Aida Overton Walker recognized her own historical position as an African American woman and responded to it with skill and determination. Her awareness of historical context included sensitivity to conditions of race and gender and to theatrical conventions as these affected the circulation and reception of productions by and among black people. The Souls of Black Folk, for example, appears to have had a considerable impact on Walker's public discourse. Du Bois wrote that the "problem of the twentieth century is the problem of the colorline" (221). Three years later Walker voiced similar sentiments: "In this age, we are all fighting the one problem - that is the color problem" (571). Walker wanted to capture the attention of white audiences, but equally, if not more, she wanted to foster an awareness of the conditions which African American performers had to endure. In a 1906 interview, she voiced the following outrage at her life in musical theatre:
You haven't the faintest conception of the difficulties which must be overcome, of the prejudices which must be left slumbering, of the things we must avoid whenever we write or sing a piece of music, put on a play or a sketch, walk out in the street or land in a new town.
No white can understand these things, much less appreciate them. Every little thing we do must be thought out and arranged by negroes, because they alone know how easy it is for a colored show to offend a white audience.
Let me give you an example. In all the ten years that I have appeared [in] and helped produce a great many plays of musical nature, there has never been even the remotest suspicion of a love story in any of them.
During those same ten years I do not think there has ever been a single white company which has produced any kind of a musical play in which a love story was not the central notion.
Now, why is this.
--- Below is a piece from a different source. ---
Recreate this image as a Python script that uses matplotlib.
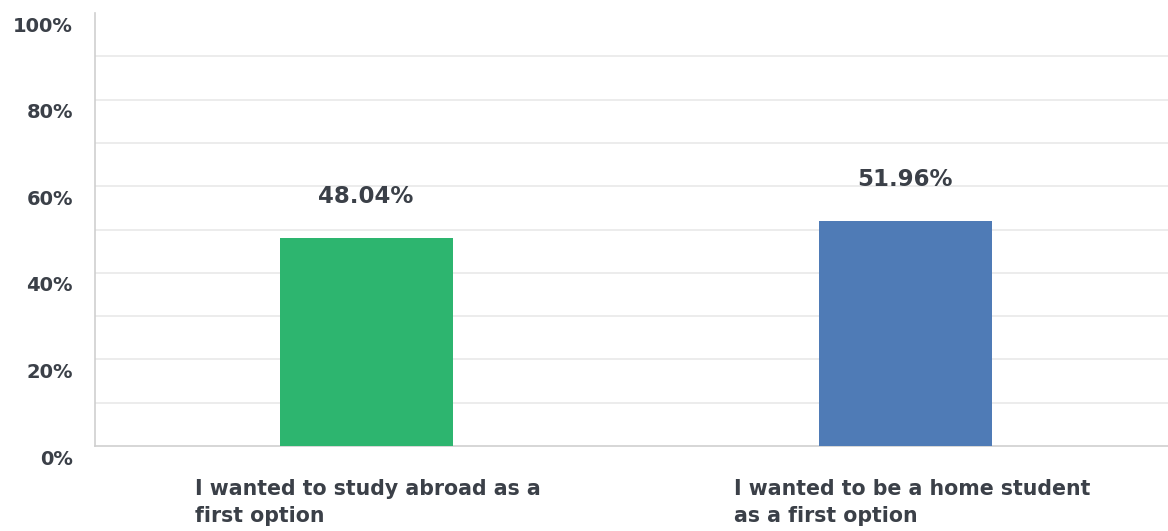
import numpy as np
import matplotlib.pyplot as plt
import matplotlib.transforms as mtransforms

# answers and their shares (percent of respondents)
categories = ["I wanted to study abroad as a\nfirst option",
              "I wanted to be a home student\nas a first option"]
shares = [48.04, 51.96]
bar_colors = ["#2db56f", "#4f7bb6"]
y_ticks = [0, 20, 40, 60, 80, 100]

text_col = "#3b4048"
plt.rcParams['font.family'] = ['DejaVu Sans']

fig = plt.figure(figsize=(11.68, 5.31), dpi=100)
ax = fig.add_axes([95/1168, 1 - 446/531, 1 - 95/1168, (446 - 13)/531])

x = np.arange(len(categories))
ax.bar(x, shares, width=0.321, color=bar_colors, zorder=3)

# value labels above each bar
for xi, v in zip(x, shares):
    ax.annotate(f"{v:.2f}%", (xi, v), xytext=(0, 30), textcoords="offset points",
                ha="center", va="center", fontsize=16.5, fontweight="bold", color=text_col)

ax.set_xlim(-0.503, 1.488)
ax.set_ylim(0, 100)

# light horizontal grid every 10%
for g in range(10, 100, 10):
    ax.axhline(g, color="#e9e9e9", lw=1.2, zorder=1)

ax.set_yticks(y_ticks)
ax.set_yticklabels([f"{t}%" for t in y_ticks], fontsize=14, fontweight="bold", color=text_col)
ax.tick_params(axis="y", length=0, pad=16)
for lab in ax.get_yticklabels():
    lab.set_transform(lab.get_transform() + mtransforms.ScaledTranslation(0, -8/72, fig.dpi_scale_trans))

ax.set_xticks([])
for xi, c in zip(x, categories):
    ax.annotate(c, (xi, 0), xytext=(-123, -23.5), textcoords="offset points",
                ha="left", va="top", fontsize=14.8, fontweight="bold", color=text_col,
                linespacing=1.45, annotation_clip=False)

for side in ["top", "right"]:
    ax.spines[side].set_visible(False)
ax.spines["left"].set_color("#cfcfcf")
ax.spines["bottom"].set_color("#cfcfcf")
ax.spines["left"].set_linewidth(1.2)
ax.spines["bottom"].set_linewidth(1.2)

fig.savefig("out.png", dpi=100, facecolor="white")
It is not an accident or because we do not want to put on plays as beautiful or as artistic in every way as do white actors, but because there is a popular prejudice against love scenes enacted by negroes.(10)
In "That's Why They Call Me Shine,"(11) a tune Walker created for S. H. Dudley's production of His Honor the Barber,(12) double consciousness and parody surface again:
'Cause my hair is curly 'Cause my teeth are pearly Just because I always wear a smile Like to dress up in the latest style 'Cause I'm glad I'm living Take trouble smiling, never whine Just because my color's shady That's why they call me "Shine."